Diziam que o Corinthians era a “quarta força” do Campeonato Paulista e que, no Brasileiro, “brigaria pra não cair”. Lá dentro, ninguém teve coragem de contestar. Só nos restava trabalhar. E, pra resumir a história, aqui estão duas fotos nossas levantando os troféus, um do Campeonato Paulista e outro do Campeonato Brasileiro. Um trabalho impecável do Carille e da rapaziada que estava lá. Jô, Rodriguinho, Jadson, Romero…
Quando o Corinthians engrenou no Brasileiro, dizíamos que nosso maior adversário era o time reserva. Os treinos pegavam fogo. Competição saudável, mas feroz. Todo mundo sabia que, se vacilasse, alguém do banco tomava seu lugar num piscar de olhos. O ponto alto pra mim foi este dia aqui. A foto parece de um jogo, mas é um treino.
Que loucura! Foi assim… Na semana que enfrentaríamos o Palmeiras, marcaram um treino na Arena com a presença da torcida. Eu nunca tinha visto isso. Quarenta mil pessoas no treino! Com bandeira, fumaça, batuque, cantoria e tudo que tinha direito. Quarenta mil! Eu olhava e pensava: Rapá, se hoje tá assim, o que essa torcida vai fazer amanhã?! Eles são diferentes, né? Coisa linda demais.
No domingo, vencemos por 3 a 2, abrimos oito pontos na liderança e terminamos aquele fim de semana inesquecível com a confiança de que seríamos campeões. É Coringão… Meu título de campeão brasileiro tem um lugar de honra na minha parede de saudades.
Depois do Corinthians fui pro Sport. Uma temporada ruim, onde fomos rebaixados, e voltei pro Vasco, onde vivi a experiência mais grandiosa que o futebol me ofereceu. Foi quando realmente entendi a dimensão desse esporte, como ele penetra em nossas vidas e toma conta de nossa alma.
Se você ama futebol e não é solidário, das duas uma: ou está mentindo ou não entendeu nada. Porque muitas vezes, o jogo é um coadjuvante: ele serve pra te ajudar a fazer o que precisa ser feito.
Tô falando da pandemia de Covid, que começou em março de 2020. O Vasco sempre enfrentou problemas com salários atrasados, todos sabemos. Os jogadores suportam a pressão, mas e os funcionários do clube numa situação dessas? Como fica a Barreira, a comunidade ao redor de São Januário que depende dos jogos no estádio e da vinda dos torcedores?

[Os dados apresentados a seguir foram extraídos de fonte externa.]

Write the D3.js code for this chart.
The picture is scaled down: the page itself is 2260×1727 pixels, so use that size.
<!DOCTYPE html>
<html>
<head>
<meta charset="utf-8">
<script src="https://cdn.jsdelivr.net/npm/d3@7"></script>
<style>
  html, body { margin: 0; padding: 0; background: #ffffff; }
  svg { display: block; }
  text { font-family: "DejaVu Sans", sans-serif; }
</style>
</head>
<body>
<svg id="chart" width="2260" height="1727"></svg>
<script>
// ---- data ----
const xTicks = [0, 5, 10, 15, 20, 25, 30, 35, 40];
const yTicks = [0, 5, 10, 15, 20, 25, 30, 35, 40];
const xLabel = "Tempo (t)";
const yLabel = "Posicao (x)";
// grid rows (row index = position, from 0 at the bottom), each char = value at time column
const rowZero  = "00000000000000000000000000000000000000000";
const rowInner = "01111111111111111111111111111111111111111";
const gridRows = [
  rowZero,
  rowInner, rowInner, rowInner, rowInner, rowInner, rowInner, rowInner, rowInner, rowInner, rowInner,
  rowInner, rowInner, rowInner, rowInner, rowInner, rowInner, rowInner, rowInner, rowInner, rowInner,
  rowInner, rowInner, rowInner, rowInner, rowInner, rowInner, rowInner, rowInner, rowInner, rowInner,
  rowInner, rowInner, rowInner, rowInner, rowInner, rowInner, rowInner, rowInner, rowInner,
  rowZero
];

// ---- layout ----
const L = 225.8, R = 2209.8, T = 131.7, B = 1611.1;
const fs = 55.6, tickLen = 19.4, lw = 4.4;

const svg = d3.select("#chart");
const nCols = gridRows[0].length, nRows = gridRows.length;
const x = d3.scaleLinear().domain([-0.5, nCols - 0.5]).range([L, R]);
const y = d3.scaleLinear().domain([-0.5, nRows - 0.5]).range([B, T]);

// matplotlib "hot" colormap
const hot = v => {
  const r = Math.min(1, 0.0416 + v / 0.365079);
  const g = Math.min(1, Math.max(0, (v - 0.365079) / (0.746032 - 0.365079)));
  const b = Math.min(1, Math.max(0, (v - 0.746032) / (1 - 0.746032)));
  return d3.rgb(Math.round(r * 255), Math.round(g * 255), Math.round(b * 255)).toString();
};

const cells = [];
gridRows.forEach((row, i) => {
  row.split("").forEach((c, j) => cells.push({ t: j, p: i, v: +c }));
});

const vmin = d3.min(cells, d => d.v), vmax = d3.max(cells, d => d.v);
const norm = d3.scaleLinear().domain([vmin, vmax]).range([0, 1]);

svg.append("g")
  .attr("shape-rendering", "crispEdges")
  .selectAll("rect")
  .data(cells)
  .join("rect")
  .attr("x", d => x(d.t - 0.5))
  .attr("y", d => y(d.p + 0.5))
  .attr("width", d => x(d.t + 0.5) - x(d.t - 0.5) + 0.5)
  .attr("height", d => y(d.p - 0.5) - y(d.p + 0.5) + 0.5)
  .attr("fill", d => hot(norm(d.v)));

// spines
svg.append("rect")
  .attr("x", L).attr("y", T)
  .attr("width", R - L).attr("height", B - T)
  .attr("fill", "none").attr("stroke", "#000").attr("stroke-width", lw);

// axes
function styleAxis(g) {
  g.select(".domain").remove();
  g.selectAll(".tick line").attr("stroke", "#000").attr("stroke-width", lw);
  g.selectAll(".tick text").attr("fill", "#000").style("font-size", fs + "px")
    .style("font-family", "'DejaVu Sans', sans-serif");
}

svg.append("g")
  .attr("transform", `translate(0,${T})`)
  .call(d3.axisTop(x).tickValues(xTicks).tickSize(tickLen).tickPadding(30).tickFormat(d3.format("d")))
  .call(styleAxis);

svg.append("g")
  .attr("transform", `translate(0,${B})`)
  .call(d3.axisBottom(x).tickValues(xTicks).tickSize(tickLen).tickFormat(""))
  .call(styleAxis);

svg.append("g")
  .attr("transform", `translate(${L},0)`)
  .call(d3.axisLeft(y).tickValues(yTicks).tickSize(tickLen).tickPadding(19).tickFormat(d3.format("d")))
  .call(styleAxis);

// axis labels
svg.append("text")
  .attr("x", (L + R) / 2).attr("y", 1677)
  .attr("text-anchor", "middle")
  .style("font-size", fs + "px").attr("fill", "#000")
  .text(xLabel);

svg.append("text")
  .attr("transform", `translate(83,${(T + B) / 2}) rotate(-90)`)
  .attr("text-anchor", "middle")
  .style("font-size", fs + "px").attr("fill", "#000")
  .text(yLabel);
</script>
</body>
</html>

No início da pandemia, o futebol parou. Quando voltou, voltou sem público. Eu olhava ao meu redor e me sentia angustiado. Então decidi fazer o que era certo. Olha a foto. Levei duas toneladas de alimentos pra Barreira. Pros funcionários do Vasco, que cuidam da gente como se fossem filhos deles, paguei contas, fiz compras, emprestei cartão de crédito, ajudando como pude. E eu não falo isso pra me gabar, não.
Sam Robles/The Players’ Tribune
Na verdade, eu acho triste viver num país onde a maioria das pessoas precisa de ajuda pra sobreviver. Eu sou da Penha, família humilde, meus pais sempre nos criaram com dificuldade. Então não tem o que discutir. Eu me identifiquei com quem precisava e achei que o certo era estender a mão. As fotos dessa época não trazem saudosismo algum pra mim. Mas elas também fazem parte da minha história.

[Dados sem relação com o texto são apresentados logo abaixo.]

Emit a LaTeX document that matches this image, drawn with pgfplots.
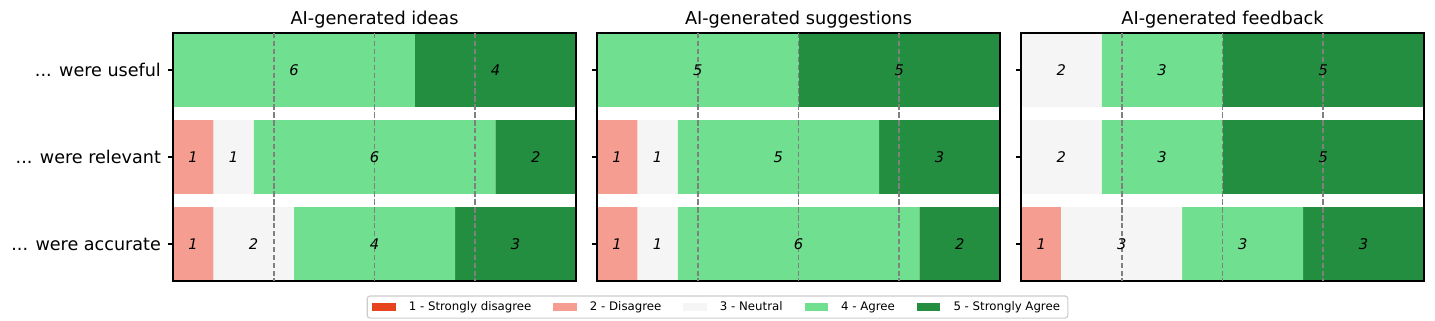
\documentclass[border=0pt]{standalone}
\usepackage{pgfplots}
\usepackage{pgfplotstable}
\pgfplotsset{compat=1.18}
\usepackage{fontspec}
\setmainfont{DejaVu Sans}
\definecolor{csd}{HTML}{E6431F}
\definecolor{cd}{HTML}{F69D92}
\definecolor{cn}{HTML}{F5F5F5}
\definecolor{ca}{HTML}{70DF8F}
\definecolor{csa}{HTML}{238E3F}
\newcommand\ddd{.\kern0pt.\kern0pt.}

\pgfplotstableread{
cat sd d n a sa
0 0 0 0 6 4
1 0 1 1 6 2
2 0 1 2 4 3
}\tideas
\pgfplotstableread{
cat sd d n a sa
0 0 0 0 5 5
1 0 1 1 5 3
2 0 1 1 6 2
}\tsugg
\pgfplotstableread{
cat sd d n a sa
0 0 0 2 3 5
1 0 0 2 3 5
2 0 1 3 3 3
}\tfeed

\pgfplotsset{
  likert/.style={
    scale only axis, width=290.2bp, height=178.56bp, anchor=north west,
    xbar stacked, bar width=0.85,
    xmin=0, xmax=10, ymin=-0.425, ymax=2.425, y dir=reverse,
    enlargelimits=false,
    xtick=\empty, extra x ticks={2.5,5,7.5}, extra x tick labels={},
    extra x tick style={grid=major, major tick length=0pt},
    major grid style={black!50, line width=1.3bp, dash pattern=on 3.9bp off 1.8bp},
    ytick={0,1,2}, ytick pos=left, tick align=outside, major tick length=3.7bp,
    tick style={black, line width=0.85bp},
    axis line style={black, line width=0.85bp},
    axis on top,
    every axis title/.style={at={(0.5,1)}, anchor=base, yshift=5.8bp, font=\fontsize{12.8}{15}\selectfont, inner sep=0pt},
    yticklabel style={font=\fontsize{12.7}{15}\selectfont, xshift=-1.5bp},
    legend image code/.code={\fill[#1, sharp corners] (0bp,-2.6bp) rectangle (16.8bp,2.6bp);},
  },
  lab/.style={
    scale only axis, width=290.2bp, height=178.56bp, anchor=north west,
    xmin=0, xmax=10, ymin=-0.425, ymax=2.425, y dir=reverse, hide axis,
    enlargelimits=false,
  },
  labplot/.style={only marks, mark=none, point meta=explicit symbolic, nodes near coords,
    every node near coord/.append style={anchor=center, font=\itshape\fontsize{10.6}{12}\selectfont, text=black}},
}

\begin{document}
\begin{tikzpicture}
\path[use as bounding box] (0,0) rectangle (1033.2bp,-231.12bp);

% Panel 1
\begin{axis}[likert, at={(124.56bp,-23.76bp)}, title={AI-generated ideas},
  yticklabels={\ddd{} were useful,\ddd{} were relevant,\ddd{} were accurate}]
\addplot[fill=csd, draw=none] table[x=sd, y=cat] \tideas;
\addplot[fill=cd, draw=none] table[x=d, y=cat] \tideas;
\addplot[fill=cn, draw=none] table[x=n, y=cat] \tideas;
\addplot[fill=ca, draw=none] table[x=a, y=cat] \tideas;
\addplot[fill=csa, draw=none] table[x=sa, y=cat] \tideas;
\end{axis}
\begin{axis}[lab, at={(124.56bp,-23.76bp)}]
\addplot[labplot] coordinates {(3,0)[6] (8,0)[4] (0.5,1)[1] (1.5,1)[1] (5,1)[6] (9,1)[2] (0.5,2)[1] (2,2)[2] (5,2)[4] (8.5,2)[3]};
\end{axis}

% Panel 2
\begin{axis}[likert, at={(429.84bp,-23.76bp)}, title={AI-generated suggestions},
  yticklabels={},
  legend style={at={(0.299,-0.105)}, anchor=center, legend columns=5,
    draw=black!20, line width=0.8bp, rounded corners=2bp,
    font=\fontsize{8.5}{10}\selectfont, inner xsep=3.6bp, inner ysep=2bp,
    cells={inner xsep=0bp, inner ysep=1bp},
    /tikz/every odd column/.append style={column sep=7.6bp},
    /tikz/every even column/.append style={column sep=13.8bp}}]
\addplot[fill=csd, draw=none] table[x=sd, y=cat] \tsugg;
\addplot[fill=cd, draw=none] table[x=d, y=cat] \tsugg;
\addplot[fill=cn, draw=none] table[x=n, y=cat] \tsugg;
\addplot[fill=ca, draw=none] table[x=a, y=cat] \tsugg;
\addplot[fill=csa, draw=none] table[x=sa, y=cat] \tsugg;
\legend{1 - Strongly disagree, 2 - Disagree, 3 - Neutral, 4 - Agree, 5 - Strongly Agree}
\end{axis}
\begin{axis}[lab, at={(429.84bp,-23.76bp)}]
\addplot[labplot] coordinates {(2.5,0)[5] (7.5,0)[5] (0.5,1)[1] (1.5,1)[1] (4.5,1)[5] (8.5,1)[3] (0.5,2)[1] (1.5,2)[1] (5,2)[6] (9,2)[2]};
\end{axis}

% Panel 3
\begin{axis}[likert, at={(735.12bp,-23.76bp)}, title={AI-generated feedback},
  yticklabels={}]
\addplot[fill=csd, draw=none] table[x=sd, y=cat] \tfeed;
\addplot[fill=cd, draw=none] table[x=d, y=cat] \tfeed;
\addplot[fill=cn, draw=none] table[x=n, y=cat] \tfeed;
\addplot[fill=ca, draw=none] table[x=a, y=cat] \tfeed;
\addplot[fill=csa, draw=none] table[x=sa, y=cat] \tfeed;
\end{axis}
\begin{axis}[lab, at={(735.12bp,-23.76bp)}]
\addplot[labplot] coordinates {(1,0)[2] (3.5,0)[3] (7.5,0)[5] (1,1)[2] (3.5,1)[3] (7.5,1)[5] (0.5,2)[1] (2.5,2)[3] (5.5,2)[3] (8.5,2)[3]};
\end{axis}
\end{tikzpicture}
\end{document}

Após essa segunda passagem pelo Vasco, joguei no Goiás, já pensando em parar, mas ainda sem coragem, e depois fui pro Amazonas, onde finalmente encerrei minha carreira em maio deste ano. Assim completei minha jornada por todas as regiões do Brasil — joguei no Sul, Sudeste, Nordeste, Centro-Oeste e Norte — e minha preciosa galeria de fotos.
Outro dia, perdi o sono, vim pra cá no meio da noite e comecei a refletir. Imaginei que mostrava e explicava foto por foto pra mim mesmo quando criança. O Fellipinho da Penha estava ali, com uma bola debaixo do braço, com os olhos arregalados, dizendo assim: “É, tio… Você realizou todos os meus sonhos. Faltou só jogar no Real Madrid, mas, de resto, fez tudo. Pode voltar pra cama e dormir tranquilo”.